As Jyrki Lahtonen points out in the comments, one way to determine whether or not a particular polynomial $p(x)$ is a unit in the quotient is to compute the greatest common divisor of $p(x)$ and $x^k+1$. If it's $1$, then it's a unit. Otherwise it will be something other than $1$, and will not be a unit.
That can be computationally intense though, so I'm also going to recommend a quick trick that reliably produces units.

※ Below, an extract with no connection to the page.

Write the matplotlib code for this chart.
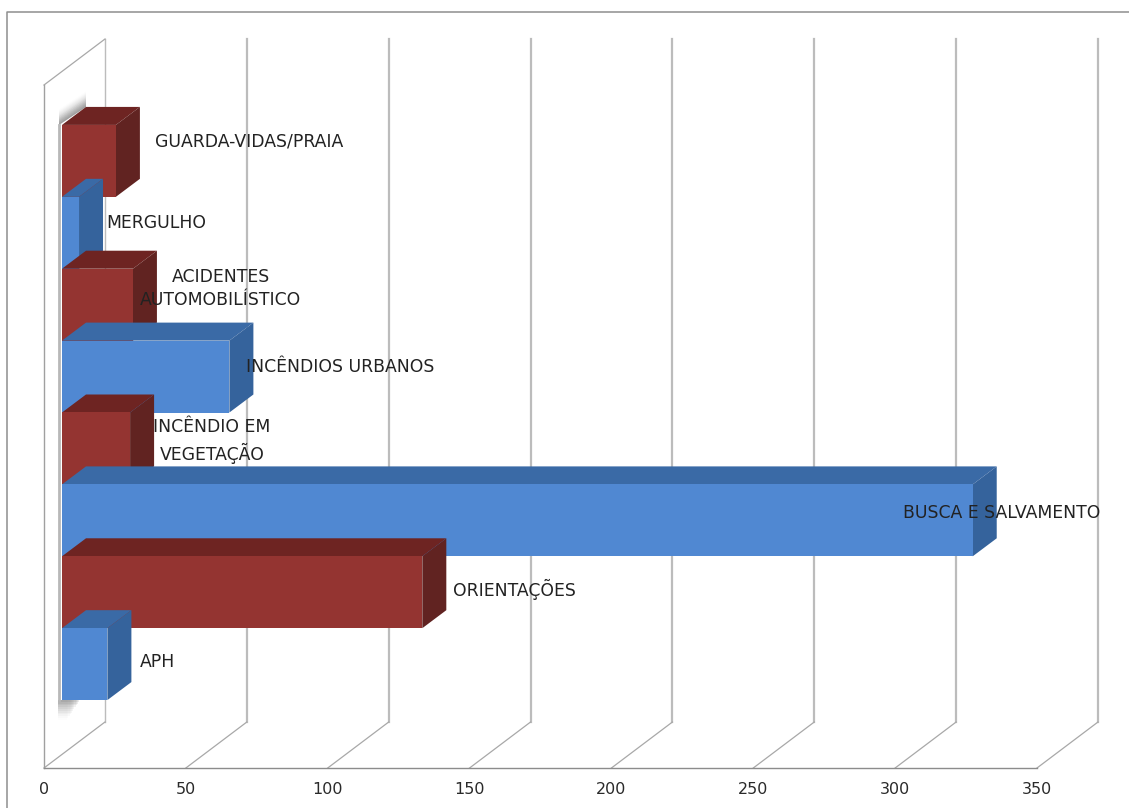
#!/usr/bin/env python3
"""3D-look horizontal bar chart, occurrences by type"""

import numpy as np
import matplotlib
matplotlib.use('Agg')
import matplotlib.pyplot as plt
from matplotlib.lines import Line2D
from matplotlib.patches import Polygon
from matplotlib.transforms import Affine2D

plt.rcParams['font.family'] = ['DejaVu Sans']

# bottom to top, as on the axis
categories = ['APH', 'ORIENTAÇÕES', 'BUSCA E SALVAMENTO', 'INCÊNDIO EM\nVEGETAÇÃO',
              'INCÊNDIOS URBANOS', 'ACIDENTES\nAUTOMOBILÍSTICO', 'MERGULHO', 'GUARDA-VIDAS/PRAIA']
values = [16, 127, 321, 24, 59, 25, 6, 19]
x_ticks = [0, 50, 100, 150, 200, 250, 300, 350]

# label offset from the bar end, pixels
label_dx = [50, 92, 29, 82, 111, 88, 77, 133]
label_dy = [2, 3, 7, 7, 10, 16, 10, 19]

BLUE = ('#5088d2', '#35639c', '#3a6aa6')   # front, side, top
RED = ('#943431', '#612321', '#6e2422')

W, H = 1129, 808
fig = plt.figure(figsize=(W / 100, H / 100), dpi=100)
ax = fig.add_axes([44 / W, 1 - 768 / H, 993 / W, 683 / H])
ax.set_xlim(0, 350)
ax.set_ylim(-1.25, 8.25)
ax.patch.set_alpha(0)

px_x = 993 / 350
px_y = 683 / 9.5


def shifted(dx, dy):
    return ax.transData + Affine2D().translate(dx, dy)


back = shifted(61, 46)
plane = shifted(18, 14)

# outer chart frame, only top and left are in the picture
frame = '#8e8e8e'
fig.add_artist(Line2D([7 / W, 7 / W, 1], [0, 1 - 12 / H, 1 - 12 / H], color=frame, lw=1.1))

# walls and grid
ymin, ymax = ax.get_ylim()
for v in x_ticks:
    lw = 1.0 if v == 0 else 1.6
    ax.plot([v, v], [ymin, ymax], color='#bcbcbc', lw=lw, transform=back, clip_on=False, zorder=1)
    x0, y0 = ax.transData.transform((v, ymin))
    x1, y1 = back.transform((v, ymin))
    ax.plot([x0, x1], [y0, y1], color='#a8a8a8', lw=0.9, transform=None, clip_on=False, zorder=1)
x0, y0 = ax.transData.transform((0, ymax))
x1, y1 = back.transform((0, ymax))
ax.plot([x0, x1], [y0, y1], color='#a8a8a8', lw=0.9, transform=None, clip_on=False, zorder=1)

# shadow behind the bars, on the wall
n = len(values)
for k in range(12):
    a = 0.18 * (1 - k / 12)
    lift = k * 1.4 / px_y
    ax.add_patch(Polygon([(-3 / px_x, n - 0.5), (24 / px_x, n - 0.5 + 18 / px_y),
                          (24 / px_x, n - 0.5 + 18 / px_y + lift), (-3 / px_x, n - 0.5 + lift)],
                         closed=True, fc='#707070', ec='none', alpha=a,
                         transform=plane, clip_on=False, zorder=1.5))
    wide = (4 + 1.2 * (12 - k)) / px_x
    low = k * 1.8 / px_y
    ax.add_patch(Polygon([(-4 / px_x, -0.5), (wide, -0.5), (wide, -0.5 - low), (-4 / px_x, -0.5 - low)],
                         closed=True, fc='#707070', ec='none', alpha=a * 0.8,
                         transform=plane, clip_on=False, zorder=1.5))
ax.plot([-1.2, -1.2], [-0.5, n - 0.5], color='#b8b8b8', lw=2.0, transform=plane, zorder=1.6)

# bars, upper ones first so the lower ones overlap them
dv = 24 / px_x
dc = 18 / px_y
for i in range(n - 1, -1, -1):
    v = values[i]
    front, side, top = BLUE if i in (0, 2, 4, 6) else RED
    z = 3 + (n - i)
    ax.add_patch(Polygon([(0, i + 0.5), (v, i + 0.5), (v + dv, i + 0.5 + dc), (dv, i + 0.5 + dc)],
                         closed=True, fc=top, ec='none', transform=plane, clip_on=False, zorder=z))
    ax.add_patch(Polygon([(v, i - 0.5), (v + dv, i - 0.5 + dc), (v + dv, i + 0.5 + dc), (v, i + 0.5)],
                         closed=True, fc=side, ec='none', transform=plane, clip_on=False, zorder=z))
    ax.barh(i, v, height=1, color=front, linewidth=0, transform=plane, clip_on=False, zorder=z)

# labels
for i, name in enumerate(categories):
    ax.annotate(name, xy=(values[i], i), xycoords=plane,
                xytext=(label_dx[i] * 0.72, label_dy[i] * 0.72), textcoords='offset points',
                ha='center', va='center', fontsize=12.4, color='#222222',
                linespacing=1.4, zorder=20, annotation_clip=False)

ax.set_xticks(x_ticks)
ax.set_yticks([])
ax.tick_params(axis='x', length=0, pad=10, labelsize=11.5, labelcolor='#2a2a2a')
for s in ('top', 'right'):
    ax.spines[s].set_visible(False)
ax.spines['left'].set_color('#a0a0a0')
ax.spines['bottom'].set_color('#8c8c8c')
ax.spines['left'].set_linewidth(1.0)
ax.spines['bottom'].set_linewidth(1.0)

fig.savefig('out.png', dpi=100)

When $2$ divides $k$, we can be sure that $(x^k+1)=(x^{\frac{k}{2}}+1)^2$, and this means that the ring has a nonzero Jacobson radical. (The radical must contain at least $I=(x^{\frac{k}{2}}+1)$.) Then you can be assured that everything in $\{1+i\mid i\in I\}$ is a unit.
To retrieve the full Jacobson radical and maximize the number of units produced this way, you'd have to factor $x^k+1$ completely over $F_2$ and then look at the ideal generated by the product of prime divisors of $x^k+1$.
So for example in $F_2[x]/(x^2+1)$, you have a ring of four elements whose radical is $(x+1)$. Then $x+1$ and $0$ are nonunits, while $x$ and $1$ are units.
In $F_2[x]/(x^4+1)$, you have $x^4+1=(x+1)^4$, and in fact the radical is again $(x+1)$ and that everything inside the radical is nilpotent, and everything outside is a unit.
In $F_2[x]/(x^6+1)$ we have a first factorization that isn't trivial. We have $x^6+1=(x^3+1)^2=(x+1)^2(x^2+x+1)^2$. The radical is then $(x^3+1)$. Nothing in the radical is a unit, and $1+x$ for any $x$ in the radical is a unit. There can be other units and nonunits outside of these.